To avail itself of any of the four safe harbors, Veoh must first satisfy certain threshold requirements. That is, it must be a “service provider,” and it must adopt, reasonably implement and inform subscribers of a policy providing that it may, in appropriate circumstances, terminate the accounts of repeat infringers. Id., p. 12, referring to 17 U.S.C. § 512(i)(1)(A) and § 512(k) ; Ellison, 357 F.3d at 1080.
Here, the uncontroverted evidence showed that Veoh (a) has a working notification system, (b) has a procedure for dealing with DMCA-compliant notifications, and (c) does not actively prevent copyright owners from collecting information necessary to issue such notices. Plaintiff says that defendant does not qualify for safe harbor because it does not track infringers. However, Veoh does track content that has been identified as infringing and permanently blocks that content from ever being uploaded by any user. Id., p. 16.
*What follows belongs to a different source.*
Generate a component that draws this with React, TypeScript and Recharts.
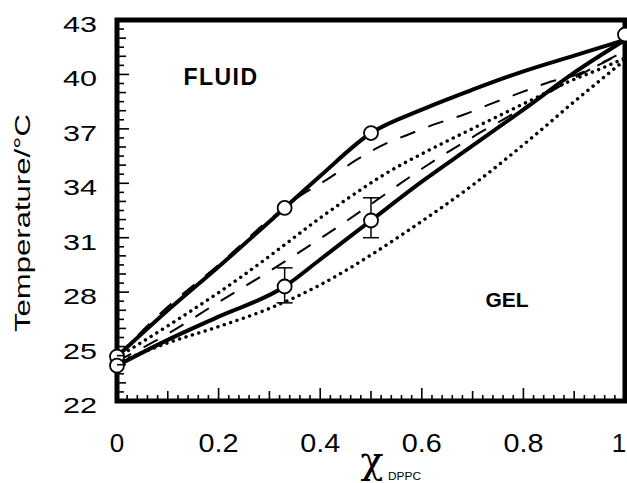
import { ComposedChart, Line, Scatter, ErrorBar, XAxis, YAxis, ReferenceArea, Label, Customized } from 'recharts';

// composition (x) vs temperature readings, taken off the figure
const solidUpper = [
  { x: 0, t: 24.45 }, { x: 0.1, t: 27.0 }, { x: 0.2, t: 29.4 }, { x: 0.33, t: 32.64 },
  { x: 0.4, t: 34.4 }, { x: 0.5, t: 36.77 }, { x: 0.6, t: 38.06 }, { x: 0.7, t: 39.16 },
  { x: 0.8, t: 40.17 }, { x: 0.9, t: 41.04 }, { x: 1, t: 41.9 },
];
const solidLower = [
  { x: 0, t: 23.95 }, { x: 0.1, t: 25.37 }, { x: 0.2, t: 26.65 }, { x: 0.33, t: 28.31 },
  { x: 0.4, t: 29.8 }, { x: 0.5, t: 31.95 }, { x: 0.6, t: 34.09 }, { x: 0.7, t: 36.07 },
  { x: 0.8, t: 38.06 }, { x: 0.9, t: 40.1 }, { x: 1, t: 41.9 },
];
const dashedUpper = [
  { x: 0, t: 24.45 }, { x: 0.1, t: 27.2 }, { x: 0.2, t: 29.5 }, { x: 0.3, t: 32.0 },
  { x: 0.36, t: 33.3 }, { x: 0.413, t: 34.2 }, { x: 0.472, t: 35.3 }, { x: 0.518, t: 36.04 },
  { x: 0.57, t: 36.65 }, { x: 0.623, t: 37.23 }, { x: 0.682, t: 37.78 }, { x: 0.741, t: 38.43 },
  { x: 0.793, t: 38.98 }, { x: 0.846, t: 39.53 }, { x: 0.905, t: 39.99 }, { x: 1, t: 41.3 },
];
const dashedLower = [
  { x: 0, t: 24.2 }, { x: 0.1, t: 25.7 }, { x: 0.2, t: 27.45 }, { x: 0.3, t: 29.15 },
  { x: 0.4, t: 30.95 }, { x: 0.5, t: 32.85 }, { x: 0.6, t: 34.8 }, { x: 0.7, t: 36.55 },
  { x: 0.8, t: 38.15 }, { x: 0.9, t: 39.8 }, { x: 1, t: 41.3 },
];
const dottedUpper = [
  { x: 0, t: 24.4 }, { x: 0.12, t: 26.5 }, { x: 0.25, t: 28.95 }, { x: 0.32, t: 30.4 },
  { x: 0.393, t: 31.95 }, { x: 0.459, t: 33.25 }, { x: 0.524, t: 34.45 }, { x: 0.623, t: 35.95 },
  { x: 0.688, t: 36.85 }, { x: 0.754, t: 37.75 }, { x: 0.82, t: 38.65 }, { x: 0.885, t: 39.55 },
  { x: 0.951, t: 40.3 }, { x: 1, t: 40.9 },
];
const dottedLower = [
  { x: 0, t: 24.1 }, { x: 0.1, t: 25.2 }, { x: 0.2, t: 26.1 }, { x: 0.3, t: 27.1 },
  { x: 0.4, t: 28.4 }, { x: 0.5, t: 30.05 }, { x: 0.57, t: 31.34 }, { x: 0.7, t: 33.9 },
  { x: 0.82, t: 36.59 }, { x: 0.9, t: 38.5 }, { x: 0.95, t: 39.65 }, { x: 1, t: 40.8 },
];

// measured points (open circles); err = [down, up]
const measured = [
  { x: 0, t: 24.45 }, { x: 0, t: 23.95 }, { x: 0.33, t: 32.64 }, { x: 0.5, t: 36.77 },
  { x: 0.33, t: 28.31 }, { x: 0.5, t: 31.95 }, { x: 1, t: 42.2 },
];
const withErrors = [
  { x: 0.33, t: 28.31, err: [0.9, 1.03] },
  { x: 0.5, t: 31.95, err: [0.95, 1.25] },
];

const xLabels = [0, 0.2, 0.4, 0.6, 0.8, 1];
const yLabels = [22, 25, 28, 31, 34, 37, 40, 43];
const xTicks = Array.from({ length: 51 }, (_, i) => i / 50);
const yTicks = Array.from({ length: 43 }, (_, i) => 22 + i / 2);

const FONT = '"Liberation Sans", Arial, Helvetica, sans-serif';
const near = (a: number, b: number) => Math.abs(a - b) < 1e-6;
const isMult = (v: number, step: number) => near(v / step, Math.round(v / step));

const XTick = ({ x, y, payload }: any) => {
  const v = payload.value;
  const len = isMult(v, 0.2) ? 13 : isMult(v, 0.1) ? 10 : 6;
  const lbl = xLabels.find(l => near(l, v));
  const txt = lbl === undefined ? null : String(lbl);
  // the last label sits against the page edge
  const tx = lbl === 1 ? x - 6 : x;
  return (
    <g>
      <line x1={x} x2={x} y1={y} y2={y - len} stroke="#000" strokeWidth={1.6} />
      {txt !== null && (
        <text x={tx} y={y + 51} textAnchor="middle" fontFamily={FONT} fontSize={26} fill="#000"
          {...(txt.length > 1 ? { textLength: 40, lengthAdjust: 'spacingAndGlyphs' } : {})}>
          {txt}
        </text>
      )}
    </g>
  );
};

const YTickLeft = ({ x, y, payload }: any) => {
  const v = payload.value;
  const major = yLabels.some(l => near(l, v));
  const len = major ? 12 : isMult(v, 1) ? 9 : 7;
  return (
    <g>
      <line x1={x} x2={x + len} y1={y} y2={y} stroke="#000" strokeWidth={1.6} />
      {major && (
        <text x={97} y={y + 12} textAnchor="end" fontFamily={FONT} fontSize={22} fill="#000"
          textLength={34} lengthAdjust="spacingAndGlyphs">
          {String(v)}
        </text>
      )}
    </g>
  );
};

const YTickRight = ({ x, y, payload }: any) => {
  const v = payload.value;
  const major = yLabels.some(l => near(l, v));
  const len = major ? 12 : isMult(v, 1) ? 9 : 7;
  return <line x1={x} x2={x - len} y1={y} y2={y} stroke="#000" strokeWidth={1.6} />;
};

const OpenCircle = (p: any) => (
  <circle cx={p.cx} cy={p.cy} r={7} fill="#fff" stroke="#000" strokeWidth={1.8} />
);

const Annotations = () => (
  <g fontFamily={FONT} fill="#000">
    <text x={221} y={85} textAnchor="middle" fontSize={23} fontWeight="bold" letterSpacing={1.5}>FLUID</text>
    <text x={507} y={307} textAnchor="middle" fontSize={21} fontWeight="bold">GEL</text>
    <text x={372} y={473} textAnchor="middle" fontSize={38} fontFamily='"DejaVu Serif", "Liberation Serif", serif'>χ</text>
    <text x={388} y={480} fontSize={11} textLength={33} lengthAdjust="spacingAndGlyphs">DPPC</text>
  </g>
);

const YTitle = () => (
  <text x={0} y={0} transform="translate(30, 223) rotate(-90)" textAnchor="middle" fontFamily={FONT}
    fontSize={22} fill="#000" textLength={218} lengthAdjust="spacingAndGlyphs">
    Temperature/°C
  </text>
);

export default function App() {
  return (
    <div style={{ position: 'absolute', left: 0, top: 0, background: '#fff' }}>
      <ComposedChart width={627} height={483} margin={{ top: 20, right: 1, bottom: 0, left: 0 }}>
        <XAxis type="number" dataKey="x" domain={[0, 1]} ticks={xTicks} interval={0}
          axisLine={false} tickLine={false} tickSize={0} tickMargin={0} height={82} tick={<XTick />} />
        <YAxis yAxisId="left" type="number" dataKey="t" domain={[22, 43]} ticks={yTicks} interval={0}
          axisLine={false} tickLine={false} tickSize={0} tickMargin={0} width={117} tick={<YTickLeft />}>
          <Label content={<YTitle />} />
        </YAxis>
        <YAxis yAxisId="right" orientation="right" type="number" domain={[22, 43]} ticks={yTicks} interval={0}
          axisLine={false} tickLine={false} tickSize={0} tickMargin={0} width={1} tick={<YTickRight />} />

        <Line yAxisId="left" data={dottedLower} dataKey="t" type="monotone" stroke="#000" strokeWidth={3.4}
          strokeDasharray="0.1 6.6" strokeLinecap="round" dot={false} isAnimationActive={false} />
        <Line yAxisId="left" data={dottedUpper} dataKey="t" type="monotone" stroke="#000" strokeWidth={3.4}
          strokeDasharray="0.1 6.6" strokeLinecap="round" dot={false} isAnimationActive={false} />
        <Line yAxisId="left" data={dashedLower} dataKey="t" type="monotone" stroke="#000" strokeWidth={2}
          strokeDasharray="16 14" dot={false} isAnimationActive={false} />
        <Line yAxisId="left" data={dashedUpper} dataKey="t" type="monotone" stroke="#000" strokeWidth={2}
          strokeDasharray="16 14" dot={false} isAnimationActive={false} />
        <Line yAxisId="left" data={solidLower} dataKey="t" type="monotone" stroke="#000" strokeWidth={4}
          dot={false} isAnimationActive={false} />
        <Line yAxisId="left" data={solidUpper} dataKey="t" type="monotone" stroke="#000" strokeWidth={4}
          dot={false} isAnimationActive={false} />

        <Scatter yAxisId="left" data={withErrors} dataKey="t" shape={() => null} isAnimationActive={false}>
          <ErrorBar dataKey="err" direction="y" width={8} stroke="#000" strokeWidth={1.5} />
        </Scatter>
        <Scatter yAxisId="left" data={measured} dataKey="t" shape={<OpenCircle />} isAnimationActive={false} />

        <ReferenceArea yAxisId="left" x1={0} x2={1} y1={22} y2={43} fill="none" stroke="#000" strokeWidth={5} />
        <Customized component={Annotations} />
      </ComposedChart>
    </div>
  );
}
Accordingly, the District Court found that Veoh presented evidence that it satisfied the threshold requirements to qualify for safe harbor under the DMCA. Id. IO did not present evidence raising a genuine issue of material fact as to whether Veoh implemented its repeat infringer policy in a reasonable manner. Id.
Going over to the question whether Veoh qualifies for safe harbor under Section 512(c), the District Court answered it in the affirmative.
In particular, the District Court stated that Veoh does not itself actively participate or supervise the uploading of files. Nor does it preview or select the files before the upload is completed. Instead, video files are uploaded through an automated process which is initiated entirely at the volition of Veoh’s users. Id., p. 20, referring to The Cartoon Network LP, LLP v. CSC Holdings, Inc., — F.3d —, Nos. 07-1480-cv(L), 07-1511-cv(CON), 2008 WL 2952614 at *9 (2d Cir., Aug. 4, 2008). There was no evidence that Veoh can control what content users choose to upload before it is uploaded. Id., p. 28. And, there was no evidence that Veoh can control what content users choose to upload before it is uploaded. Id.
On top of that, the record presented showed that Veoh has taken down blatantly infringing content, promptly responds to infringement notices, terminates infringing content on its system and its users’ hard drives (and prevents that same content from being uploaded again), and terminates the accounts of repeat offenders. Id., p. 29, referring to Dunning Decl. ¶¶ 10-13; Scherb Decl. Ex. C (Papa Depo., Vol.1, 98:3-7).
Once content has been identified as infringing, Veoh’s digital fingerprint technology also prevents the same infringing content from ever being uploaded again. All of this indicated that Veoh has taken steps to reduce, not foster, the incidence of copyright infringement on its website. Id.
On the basis of the foregoing, the District Court granted Veoh’s motion for summary judgment.